A limaçon is a special type of graph in the polar coordinate system. It appears when a polar equation has a particular form. Specifically, for a limaçon, the equation is typically expressed as either \( r = a + b\cos\theta \) or \( r = a + b\sin\theta \). In our given equation, \( r = 1 - 2\cos\theta \), it is clear we're dealing with a limaçon because it matches the typical form.

• The coefficients \(a\) and \(b\) are crucial as they determine the shape of the limaçon.
• If \(b > a\), the limaçon will have an inner loop, as is the case in this exercise where \(1 < 2\).
• When \(a = b\), the limaçon becomes a cardioid, a heart-shaped curve.
• If \(a > b\), the curve is sometimes referred to as a dimpled limaçon, indicating it lacks an inner loop.

Understanding these characteristics helps in predicting what the graph will look like before even plotting points.

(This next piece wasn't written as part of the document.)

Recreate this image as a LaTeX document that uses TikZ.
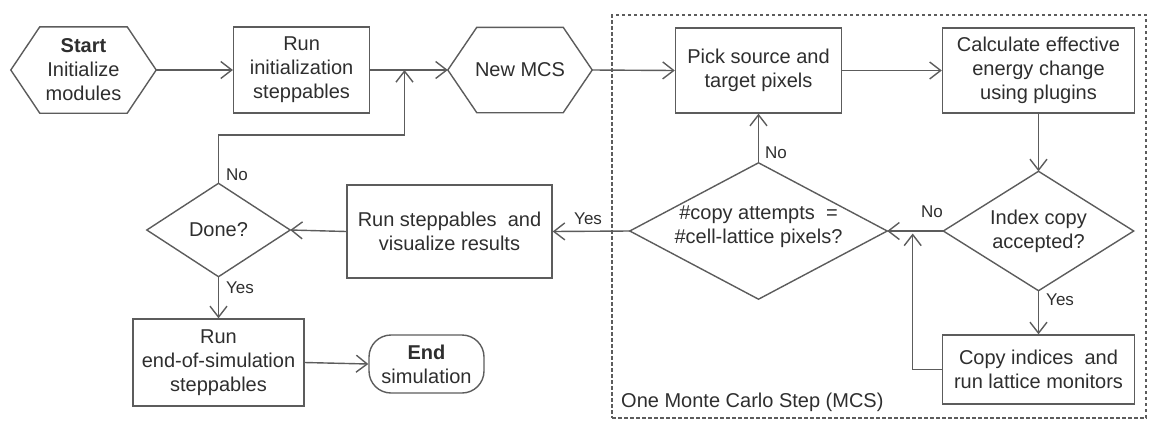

Polar coordinates provide a unique way to represent points on a plane. Instead of using Cartesian coordinates \((x, y)\), polar coordinates use a radius and an angle, \((r, \theta)\). This method is particularly useful in graphing equations like the limaçon, as it naturally adapts to curves and circular paths.

• The \(r\) value in polar coordinates tells us the distance from the origin or pole.
• The \(\theta\) value is the angle from the positive x-axis, measured in radians.

In our exercise, for specific values of \(\theta\) such as \(0, \frac{\pi}{2}, \pi, \frac{3\pi}{2}\), we calculated the corresponding \(r\) values to help plot the graph effectively. This method simplifies the graphing because it aligns better with the circular shapes involved in polar equations.

Graphing polar equations like a limaçon involves a few essential techniques to ensure accuracy. Let's explore these strategies further.

• Determine symmetry: Limaçons with cos terms are symmetric about the x-axis, which helps simplify the plotting process.
• Identify crucial angles: Typically, angles such as \(0, \frac{\pi}{2}, \pi\), and \(\frac{3\pi}{2}\) are calculated as these provide significant points on the graph.
• Plot key points: Use these critical angles to determine corresponding \(r\)-values, and sketch the graph by connecting these points. For example:
  • At \(\theta = 0\), \(r = -1\), indicating a point along the negative x-axis.
  • At \(\theta = \pi\), \(r = 3\), showing a point in the opposite direction.
• Observe for loops: When \(b > a\), an inner loop is present, as \(r\) becomes negative for some \(\theta\) values.

By adopting these graphing techniques, the often challenging task of plotting polar equations becomes more straightforward and understandable, especially for intricate curves like the limaçon.